> [SET TASK]:
Return all the entries exactly, keeping pictures out.

========

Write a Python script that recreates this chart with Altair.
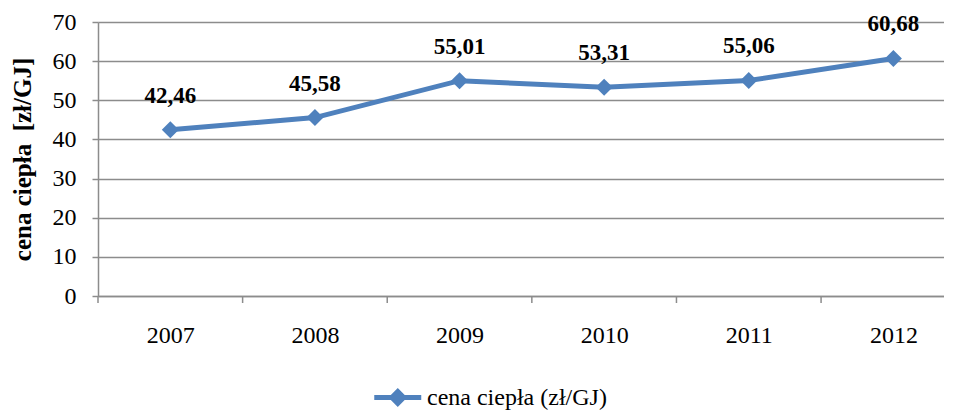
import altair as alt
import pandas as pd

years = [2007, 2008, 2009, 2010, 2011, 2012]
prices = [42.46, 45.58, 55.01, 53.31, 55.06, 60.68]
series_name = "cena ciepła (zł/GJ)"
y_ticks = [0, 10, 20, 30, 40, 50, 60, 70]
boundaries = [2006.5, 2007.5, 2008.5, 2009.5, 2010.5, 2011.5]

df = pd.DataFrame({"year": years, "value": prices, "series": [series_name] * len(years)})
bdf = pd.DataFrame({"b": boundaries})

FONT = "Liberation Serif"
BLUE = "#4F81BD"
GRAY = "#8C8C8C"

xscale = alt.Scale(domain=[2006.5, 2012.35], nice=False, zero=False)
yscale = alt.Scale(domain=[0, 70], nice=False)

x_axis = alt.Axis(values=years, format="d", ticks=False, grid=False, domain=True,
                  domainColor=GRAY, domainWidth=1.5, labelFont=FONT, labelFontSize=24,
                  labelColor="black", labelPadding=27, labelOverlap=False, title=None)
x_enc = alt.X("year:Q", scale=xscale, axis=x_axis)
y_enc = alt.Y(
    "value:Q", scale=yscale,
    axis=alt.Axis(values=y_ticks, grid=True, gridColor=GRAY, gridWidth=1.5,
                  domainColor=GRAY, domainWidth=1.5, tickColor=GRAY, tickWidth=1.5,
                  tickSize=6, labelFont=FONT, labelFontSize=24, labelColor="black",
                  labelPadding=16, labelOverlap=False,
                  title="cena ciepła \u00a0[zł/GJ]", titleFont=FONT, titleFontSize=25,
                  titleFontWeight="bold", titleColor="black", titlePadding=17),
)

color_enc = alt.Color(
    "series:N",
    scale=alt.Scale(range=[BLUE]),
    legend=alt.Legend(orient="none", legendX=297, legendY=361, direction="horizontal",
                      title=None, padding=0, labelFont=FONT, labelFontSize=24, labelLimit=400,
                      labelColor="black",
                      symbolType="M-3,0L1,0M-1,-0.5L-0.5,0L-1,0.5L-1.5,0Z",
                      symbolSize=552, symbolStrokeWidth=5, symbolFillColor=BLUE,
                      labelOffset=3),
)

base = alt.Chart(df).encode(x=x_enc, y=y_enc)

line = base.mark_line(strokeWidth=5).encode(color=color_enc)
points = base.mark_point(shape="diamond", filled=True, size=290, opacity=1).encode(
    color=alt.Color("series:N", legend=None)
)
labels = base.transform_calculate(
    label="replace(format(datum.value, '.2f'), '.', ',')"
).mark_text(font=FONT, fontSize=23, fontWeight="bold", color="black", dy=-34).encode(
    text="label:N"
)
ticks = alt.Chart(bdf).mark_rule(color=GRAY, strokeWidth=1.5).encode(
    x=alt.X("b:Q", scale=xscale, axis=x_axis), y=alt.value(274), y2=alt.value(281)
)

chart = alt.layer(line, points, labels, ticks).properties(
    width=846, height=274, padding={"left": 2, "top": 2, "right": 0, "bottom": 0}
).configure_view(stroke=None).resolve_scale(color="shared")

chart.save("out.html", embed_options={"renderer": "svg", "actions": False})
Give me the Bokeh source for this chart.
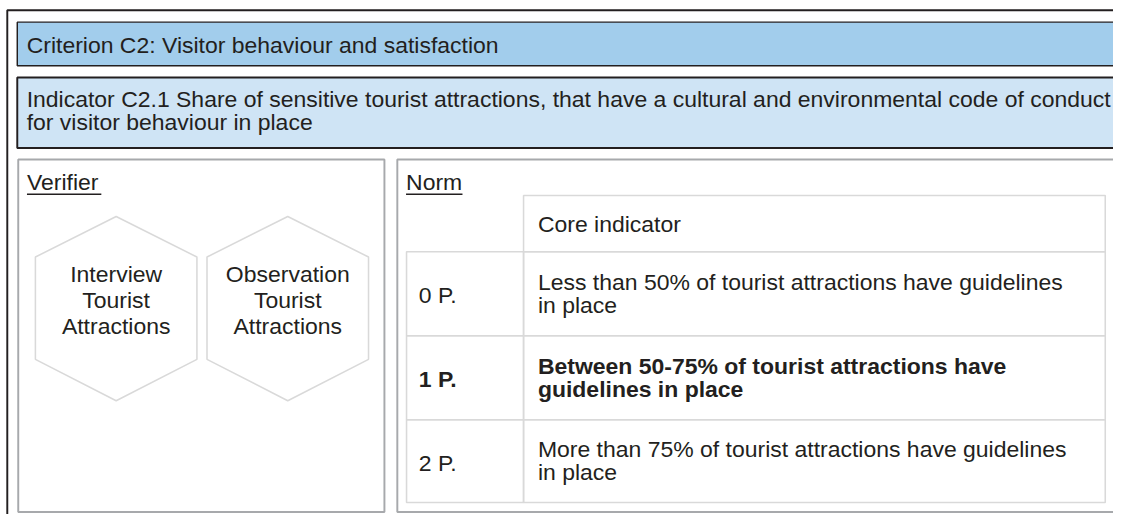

========

> [THE OUTPUT]:
Write a Python script that recreates this chart with Altair.
import altair as alt
import pandas as pd

years = [2007, 2008, 2009, 2010, 2011, 2012]
prices = [42.46, 45.58, 55.01, 53.31, 55.06, 60.68]
series_name = "cena ciepła (zł/GJ)"
y_ticks = [0, 10, 20, 30, 40, 50, 60, 70]
boundaries = [2006.5, 2007.5, 2008.5, 2009.5, 2010.5, 2011.5]

df = pd.DataFrame({"year": years, "value": prices, "series": [series_name] * len(years)})
bdf = pd.DataFrame({"b": boundaries})

FONT = "Liberation Serif"
BLUE = "#4F81BD"
GRAY = "#8C8C8C"

xscale = alt.Scale(domain=[2006.5, 2012.35], nice=False, zero=False)
yscale = alt.Scale(domain=[0, 70], nice=False)

x_axis = alt.Axis(values=years, format="d", ticks=False, grid=False, domain=True,
                  domainColor=GRAY, domainWidth=1.5, labelFont=FONT, labelFontSize=24,
                  labelColor="black", labelPadding=27, labelOverlap=False, title=None)
x_enc = alt.X("year:Q", scale=xscale, axis=x_axis)
y_enc = alt.Y(
    "value:Q", scale=yscale,
    axis=alt.Axis(values=y_ticks, grid=True, gridColor=GRAY, gridWidth=1.5,
                  domainColor=GRAY, domainWidth=1.5, tickColor=GRAY, tickWidth=1.5,
                  tickSize=6, labelFont=FONT, labelFontSize=24, labelColor="black",
                  labelPadding=16, labelOverlap=False,
                  title="cena ciepła \u00a0[zł/GJ]", titleFont=FONT, titleFontSize=25,
                  titleFontWeight="bold", titleColor="black", titlePadding=17),
)

color_enc = alt.Color(
    "series:N",
    scale=alt.Scale(range=[BLUE]),
    legend=alt.Legend(orient="none", legendX=297, legendY=361, direction="horizontal",
                      title=None, padding=0, labelFont=FONT, labelFontSize=24, labelLimit=400,
                      labelColor="black",
                      symbolType="M-3,0L1,0M-1,-0.5L-0.5,0L-1,0.5L-1.5,0Z",
                      symbolSize=552, symbolStrokeWidth=5, symbolFillColor=BLUE,
                      labelOffset=3),
)

base = alt.Chart(df).encode(x=x_enc, y=y_enc)

line = base.mark_line(strokeWidth=5).encode(color=color_enc)
points = base.mark_point(shape="diamond", filled=True, size=290, opacity=1).encode(
    color=alt.Color("series:N", legend=None)
)
labels = base.transform_calculate(
    label="replace(format(datum.value, '.2f'), '.', ',')"
).mark_text(font=FONT, fontSize=23, fontWeight="bold", color="black", dy=-34).encode(
    text="label:N"
)
ticks = alt.Chart(bdf).mark_rule(color=GRAY, strokeWidth=1.5).encode(
    x=alt.X("b:Q", scale=xscale, axis=x_axis), y=alt.value(274), y2=alt.value(281)
)

chart = alt.layer(line, points, labels, ticks).properties(
    width=846, height=274, padding={"left": 2, "top": 2, "right": 0, "bottom": 0}
).configure_view(stroke=None).resolve_scale(color="shared")

chart.save("out.html", embed_options={"renderer": "svg", "actions": False})
Give me the Bokeh source for this chart.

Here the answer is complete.